CNN图像分类技巧集锦(论文笔记)
Bag of Tricks for Image Classification with Convolutional Neural Networks
《Bag of Tricks for Image Classification with Convolutional Neural Networks》阅读笔记。
论文根据近几年来的关于训练过程优化的大量的优秀论文,总结整理了一大袋用于提升网络模型性能的技巧,这些技巧包含了数据增广、大批量训练、低精度训练、模型调整、学习率调整策略等等。
笔记按照论文的行文大纲,整理一下重点。
行文大纲
- 训练基本过程(baseline training procedure ):包括训练集和测试集的数据增广、参数初始化、优化方法、学习率调整策略。
- 高效训练(efficient training):包括大批量训练、学习率 warm up策略、低精度训练等。
- 模型调整(model tweak):比较三种ResNet变体的优劣。
- 训练细化(training refinement):包括Cosine Learning rate decaying、Label smoothing、knowledge distillation、mixup training。
- 图像分类模型与迁移学习:讲了图像分类模型的准确率与迁移至其他领域后的准确的相关性。
Training Procedure
选取ResNet作为baseline model. ResNet实现细节可参考Training and investigating Residual Nets。
预处理(数据增广)
训练和测试的预处理不同,主要为测试时不进行数据增广,区别如下:
训练时的预处理
- Randomly sample an image and decode it into 32-bit floating point raw pixel values in [0, 255].
- Randomly crop a rectangular region whose aspect ratio is randomly sampled in [3/4, 4/3] and area randomly sampled in [8%, 100%], then resize the cropped region into a 224-by-224 square image.
- Flip horizontally with 0.5 probability.
- Scale hue, saturation, and brightness with coefficients uniformly drawn from [0.6, 1.4].
- Add PCA noise with a coefficient sampled from a normal distribution N (0, 0.1).
- Normalize RGB channels by subtracting 123.68, 116.779, 103.939 and dividing by 58.393, 57.12,
57.375, respectively.
测试时的预处理(validation and test)
- resize each image’s shorter edge to 256 pixels while keeping its aspect ratio.

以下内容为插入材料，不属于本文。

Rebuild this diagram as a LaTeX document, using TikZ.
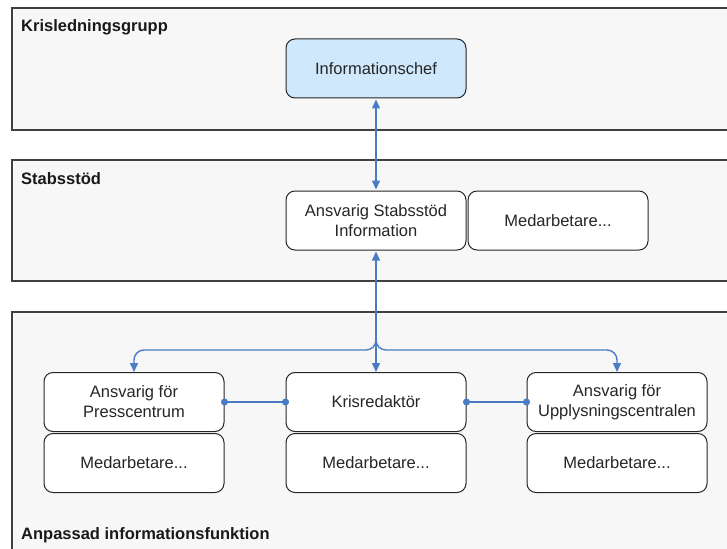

- crop out the 224-by-224 region in the center
- normalize RGB channels similar to training.
Xavier Initialization
使用Xavier 算法进行卷积层和全连接层的参数初始化。
Xavier初始化的paper:Understanding the difficulty of training deep feedforward neural networks
具体来说,就是公式
$$
W \sim U[-\frac{\sqrt6}{n_j + n_{j+1}},\frac{\sqrt6}{n_j + n_{j+1}}]
$$
每一层的参数都从上式范围内随机均匀抽取,其中 $n_j$ 是 第$j$层的输入通道数。